**PROVIDED DATA**:

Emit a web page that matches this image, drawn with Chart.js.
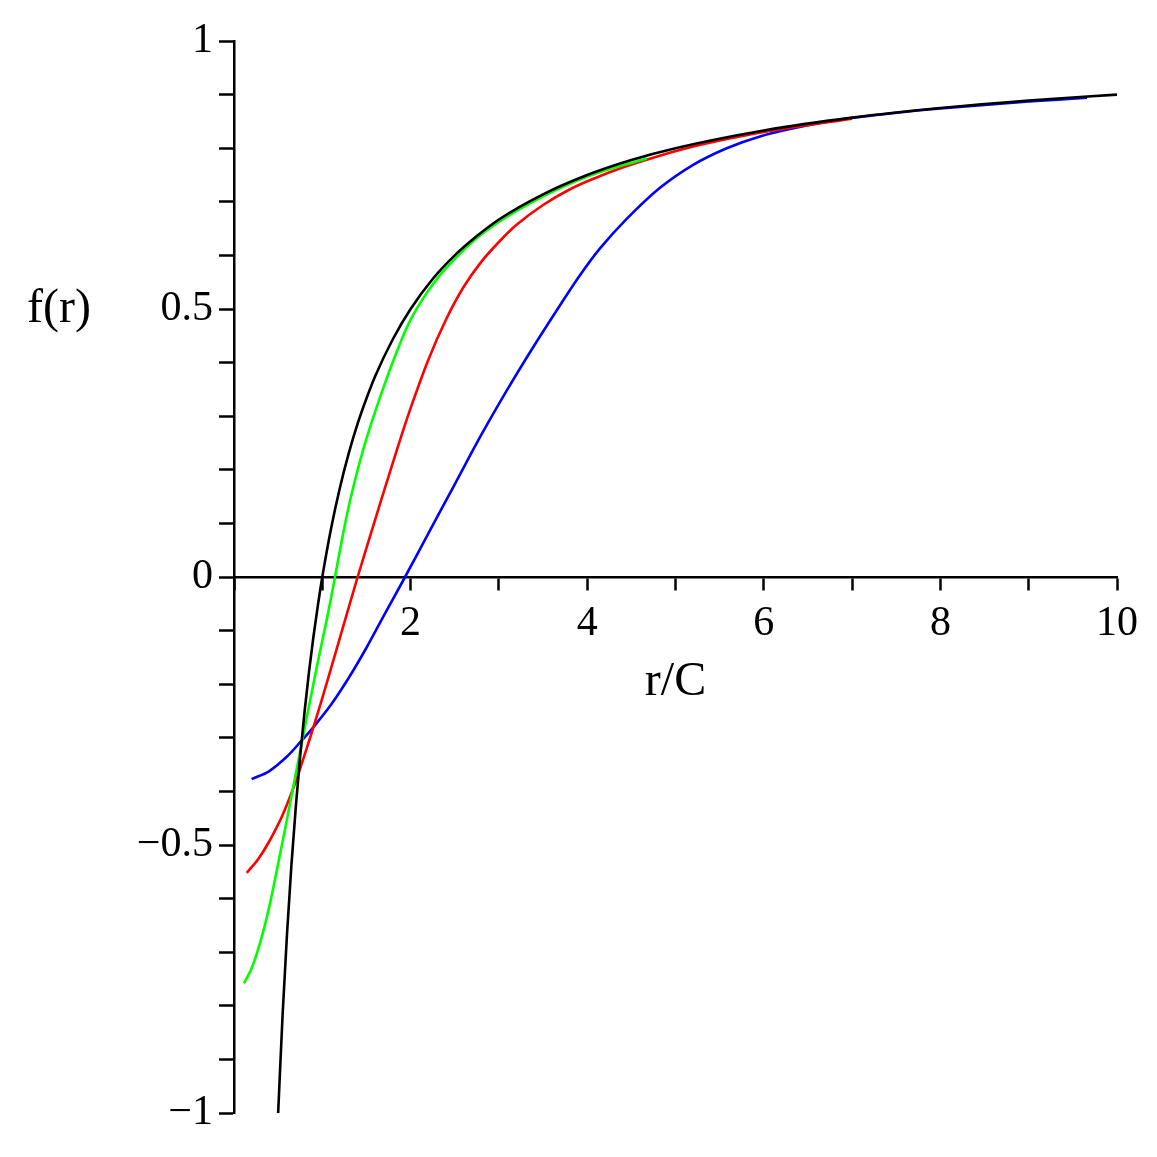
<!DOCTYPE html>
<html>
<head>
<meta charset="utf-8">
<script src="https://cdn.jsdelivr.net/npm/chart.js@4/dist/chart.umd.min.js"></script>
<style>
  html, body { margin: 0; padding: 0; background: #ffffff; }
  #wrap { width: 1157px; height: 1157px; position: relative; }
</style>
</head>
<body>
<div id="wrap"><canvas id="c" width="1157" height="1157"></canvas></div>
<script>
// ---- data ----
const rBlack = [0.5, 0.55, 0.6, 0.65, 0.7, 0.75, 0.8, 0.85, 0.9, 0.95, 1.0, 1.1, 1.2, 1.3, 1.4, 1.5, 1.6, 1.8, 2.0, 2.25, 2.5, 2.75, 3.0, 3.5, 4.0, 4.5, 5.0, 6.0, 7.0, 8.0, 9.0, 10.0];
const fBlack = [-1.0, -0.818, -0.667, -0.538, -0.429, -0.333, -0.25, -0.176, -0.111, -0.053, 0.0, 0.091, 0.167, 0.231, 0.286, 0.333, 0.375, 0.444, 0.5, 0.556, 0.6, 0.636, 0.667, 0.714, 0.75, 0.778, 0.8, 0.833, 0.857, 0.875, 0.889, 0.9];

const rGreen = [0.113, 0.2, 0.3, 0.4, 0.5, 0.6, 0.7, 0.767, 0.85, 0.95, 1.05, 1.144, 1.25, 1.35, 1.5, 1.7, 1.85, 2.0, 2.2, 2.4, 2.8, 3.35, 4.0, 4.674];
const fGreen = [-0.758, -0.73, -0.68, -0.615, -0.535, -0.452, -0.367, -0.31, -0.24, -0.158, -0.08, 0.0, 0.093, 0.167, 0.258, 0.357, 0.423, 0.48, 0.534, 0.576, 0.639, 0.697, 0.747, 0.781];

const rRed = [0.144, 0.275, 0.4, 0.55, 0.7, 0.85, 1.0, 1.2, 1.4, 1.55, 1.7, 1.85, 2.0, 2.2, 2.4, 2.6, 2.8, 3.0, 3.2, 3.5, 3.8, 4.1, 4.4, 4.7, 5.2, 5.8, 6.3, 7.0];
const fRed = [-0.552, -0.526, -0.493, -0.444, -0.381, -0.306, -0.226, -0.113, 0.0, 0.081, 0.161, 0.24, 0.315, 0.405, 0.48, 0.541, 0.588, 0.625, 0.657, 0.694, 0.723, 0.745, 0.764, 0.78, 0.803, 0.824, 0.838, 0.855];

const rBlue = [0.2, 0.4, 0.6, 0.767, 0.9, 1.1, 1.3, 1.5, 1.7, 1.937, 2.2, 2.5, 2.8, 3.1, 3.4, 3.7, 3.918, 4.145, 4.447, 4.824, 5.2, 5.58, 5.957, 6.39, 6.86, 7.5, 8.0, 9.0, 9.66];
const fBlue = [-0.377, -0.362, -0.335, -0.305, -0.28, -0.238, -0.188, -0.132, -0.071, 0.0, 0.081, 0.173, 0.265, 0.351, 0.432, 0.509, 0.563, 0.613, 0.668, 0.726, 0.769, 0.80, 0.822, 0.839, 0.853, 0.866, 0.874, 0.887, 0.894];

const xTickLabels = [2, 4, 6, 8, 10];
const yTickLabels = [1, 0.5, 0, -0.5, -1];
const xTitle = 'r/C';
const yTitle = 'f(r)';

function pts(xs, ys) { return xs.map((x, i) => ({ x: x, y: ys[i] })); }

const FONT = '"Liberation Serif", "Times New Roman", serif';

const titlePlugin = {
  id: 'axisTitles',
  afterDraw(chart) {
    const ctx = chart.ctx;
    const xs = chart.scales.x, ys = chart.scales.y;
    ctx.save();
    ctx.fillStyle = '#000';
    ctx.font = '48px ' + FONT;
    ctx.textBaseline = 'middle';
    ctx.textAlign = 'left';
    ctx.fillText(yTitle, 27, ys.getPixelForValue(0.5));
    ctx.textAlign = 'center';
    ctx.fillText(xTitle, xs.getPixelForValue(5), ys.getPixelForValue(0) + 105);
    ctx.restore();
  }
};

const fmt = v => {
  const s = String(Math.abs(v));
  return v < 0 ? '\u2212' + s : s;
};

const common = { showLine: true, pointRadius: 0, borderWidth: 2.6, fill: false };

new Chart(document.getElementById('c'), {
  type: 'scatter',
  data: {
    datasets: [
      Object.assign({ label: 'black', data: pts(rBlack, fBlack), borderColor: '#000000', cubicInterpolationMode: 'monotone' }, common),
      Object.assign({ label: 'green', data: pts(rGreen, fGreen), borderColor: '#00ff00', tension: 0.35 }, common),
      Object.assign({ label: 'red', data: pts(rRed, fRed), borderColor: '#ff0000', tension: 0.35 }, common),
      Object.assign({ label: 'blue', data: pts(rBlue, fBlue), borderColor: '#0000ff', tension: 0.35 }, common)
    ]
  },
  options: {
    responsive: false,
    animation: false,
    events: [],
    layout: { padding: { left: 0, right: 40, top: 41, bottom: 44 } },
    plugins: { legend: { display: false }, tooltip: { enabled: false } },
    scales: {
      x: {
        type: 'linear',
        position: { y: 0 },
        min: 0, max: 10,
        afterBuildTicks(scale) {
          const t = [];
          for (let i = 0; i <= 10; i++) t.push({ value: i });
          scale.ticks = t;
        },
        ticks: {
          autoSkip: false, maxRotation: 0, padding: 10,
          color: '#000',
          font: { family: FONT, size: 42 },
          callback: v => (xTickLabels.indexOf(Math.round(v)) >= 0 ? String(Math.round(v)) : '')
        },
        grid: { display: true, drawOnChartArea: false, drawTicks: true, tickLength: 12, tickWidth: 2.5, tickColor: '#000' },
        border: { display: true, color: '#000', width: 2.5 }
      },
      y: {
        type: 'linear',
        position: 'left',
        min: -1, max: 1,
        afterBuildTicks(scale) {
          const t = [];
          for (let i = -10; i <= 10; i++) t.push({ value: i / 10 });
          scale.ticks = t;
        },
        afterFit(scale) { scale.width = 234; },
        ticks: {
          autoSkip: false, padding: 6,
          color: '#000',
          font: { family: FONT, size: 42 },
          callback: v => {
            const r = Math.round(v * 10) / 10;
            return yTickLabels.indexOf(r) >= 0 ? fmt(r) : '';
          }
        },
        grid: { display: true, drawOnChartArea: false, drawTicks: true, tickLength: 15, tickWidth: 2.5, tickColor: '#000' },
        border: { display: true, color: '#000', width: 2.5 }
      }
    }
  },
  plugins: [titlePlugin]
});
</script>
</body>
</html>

**EXERCISE DESCRIPTION**: Restate the entire listing word for word, excluding pictures.

**EXERCISE RESULT**:
Emit a web page that matches this image, drawn with Chart.js.
<!DOCTYPE html>
<html>
<head>
<meta charset="utf-8">
<script src="https://cdn.jsdelivr.net/npm/chart.js@4/dist/chart.umd.min.js"></script>
<style>
  html, body { margin: 0; padding: 0; background: #ffffff; }
  #wrap { width: 1157px; height: 1157px; position: relative; }
</style>
</head>
<body>
<div id="wrap"><canvas id="c" width="1157" height="1157"></canvas></div>
<script>
// ---- data ----
const rBlack = [0.5, 0.55, 0.6, 0.65, 0.7, 0.75, 0.8, 0.85, 0.9, 0.95, 1.0, 1.1, 1.2, 1.3, 1.4, 1.5, 1.6, 1.8, 2.0, 2.25, 2.5, 2.75, 3.0, 3.5, 4.0, 4.5, 5.0, 6.0, 7.0, 8.0, 9.0, 10.0];
const fBlack = [-1.0, -0.818, -0.667, -0.538, -0.429, -0.333, -0.25, -0.176, -0.111, -0.053, 0.0, 0.091, 0.167, 0.231, 0.286, 0.333, 0.375, 0.444, 0.5, 0.556, 0.6, 0.636, 0.667, 0.714, 0.75, 0.778, 0.8, 0.833, 0.857, 0.875, 0.889, 0.9];

const rGreen = [0.113, 0.2, 0.3, 0.4, 0.5, 0.6, 0.7, 0.767, 0.85, 0.95, 1.05, 1.144, 1.25, 1.35, 1.5, 1.7, 1.85, 2.0, 2.2, 2.4, 2.8, 3.35, 4.0, 4.674];
const fGreen = [-0.758, -0.73, -0.68, -0.615, -0.535, -0.452, -0.367, -0.31, -0.24, -0.158, -0.08, 0.0, 0.093, 0.167, 0.258, 0.357, 0.423, 0.48, 0.534, 0.576, 0.639, 0.697, 0.747, 0.781];

const rRed = [0.144, 0.275, 0.4, 0.55, 0.7, 0.85, 1.0, 1.2, 1.4, 1.55, 1.7, 1.85, 2.0, 2.2, 2.4, 2.6, 2.8, 3.0, 3.2, 3.5, 3.8, 4.1, 4.4, 4.7, 5.2, 5.8, 6.3, 7.0];
const fRed = [-0.552, -0.526, -0.493, -0.444, -0.381, -0.306, -0.226, -0.113, 0.0, 0.081, 0.161, 0.24, 0.315, 0.405, 0.48, 0.541, 0.588, 0.625, 0.657, 0.694, 0.723, 0.745, 0.764, 0.78, 0.803, 0.824, 0.838, 0.855];

const rBlue = [0.2, 0.4, 0.6, 0.767, 0.9, 1.1, 1.3, 1.5, 1.7, 1.937, 2.2, 2.5, 2.8, 3.1, 3.4, 3.7, 3.918, 4.145, 4.447, 4.824, 5.2, 5.58, 5.957, 6.39, 6.86, 7.5, 8.0, 9.0, 9.66];
const fBlue = [-0.377, -0.362, -0.335, -0.305, -0.28, -0.238, -0.188, -0.132, -0.071, 0.0, 0.081, 0.173, 0.265, 0.351, 0.432, 0.509, 0.563, 0.613, 0.668, 0.726, 0.769, 0.80, 0.822, 0.839, 0.853, 0.866, 0.874, 0.887, 0.894];

const xTickLabels = [2, 4, 6, 8, 10];
const yTickLabels = [1, 0.5, 0, -0.5, -1];
const xTitle = 'r/C';
const yTitle = 'f(r)';

function pts(xs, ys) { return xs.map((x, i) => ({ x: x, y: ys[i] })); }

const FONT = '"Liberation Serif", "Times New Roman", serif';

const titlePlugin = {
  id: 'axisTitles',
  afterDraw(chart) {
    const ctx = chart.ctx;
    const xs = chart.scales.x, ys = chart.scales.y;
    ctx.save();
    ctx.fillStyle = '#000';
    ctx.font = '48px ' + FONT;
    ctx.textBaseline = 'middle';
    ctx.textAlign = 'left';
    ctx.fillText(yTitle, 27, ys.getPixelForValue(0.5));
    ctx.textAlign = 'center';
    ctx.fillText(xTitle, xs.getPixelForValue(5), ys.getPixelForValue(0) + 105);
    ctx.restore();
  }
};

const fmt = v => {
  const s = String(Math.abs(v));
  return v < 0 ? '\u2212' + s : s;
};

const common = { showLine: true, pointRadius: 0, borderWidth: 2.6, fill: false };

new Chart(document.getElementById('c'), {
  type: 'scatter',
  data: {
    datasets: [
      Object.assign({ label: 'black', data: pts(rBlack, fBlack), borderColor: '#000000', cubicInterpolationMode: 'monotone' }, common),
      Object.assign({ label: 'green', data: pts(rGreen, fGreen), borderColor: '#00ff00', tension: 0.35 }, common),
      Object.assign({ label: 'red', data: pts(rRed, fRed), borderColor: '#ff0000', tension: 0.35 }, common),
      Object.assign({ label: 'blue', data: pts(rBlue, fBlue), borderColor: '#0000ff', tension: 0.35 }, common)
    ]
  },
  options: {
    responsive: false,
    animation: false,
    events: [],
    layout: { padding: { left: 0, right: 40, top: 41, bottom: 44 } },
    plugins: { legend: { display: false }, tooltip: { enabled: false } },
    scales: {
      x: {
        type: 'linear',
        position: { y: 0 },
        min: 0, max: 10,
        afterBuildTicks(scale) {
          const t = [];
          for (let i = 0; i <= 10; i++) t.push({ value: i });
          scale.ticks = t;
        },
        ticks: {
          autoSkip: false, maxRotation: 0, padding: 10,
          color: '#000',
          font: { family: FONT, size: 42 },
          callback: v => (xTickLabels.indexOf(Math.round(v)) >= 0 ? String(Math.round(v)) : '')
        },
        grid: { display: true, drawOnChartArea: false, drawTicks: true, tickLength: 12, tickWidth: 2.5, tickColor: '#000' },
        border: { display: true, color: '#000', width: 2.5 }
      },
      y: {
        type: 'linear',
        position: 'left',
        min: -1, max: 1,
        afterBuildTicks(scale) {
          const t = [];
          for (let i = -10; i <= 10; i++) t.push({ value: i / 10 });
          scale.ticks = t;
        },
        afterFit(scale) { scale.width = 234; },
        ticks: {
          autoSkip: false, padding: 6,
          color: '#000',
          font: { family: FONT, size: 42 },
          callback: v => {
            const r = Math.round(v * 10) / 10;
            return yTickLabels.indexOf(r) >= 0 ? fmt(r) : '';
          }
        },
        grid: { display: true, drawOnChartArea: false, drawTicks: true, tickLength: 15, tickWidth: 2.5, tickColor: '#000' },
        border: { display: true, color: '#000', width: 2.5 }
      }
    }
  },
  plugins: [titlePlugin]
});
</script>
</body>
</html>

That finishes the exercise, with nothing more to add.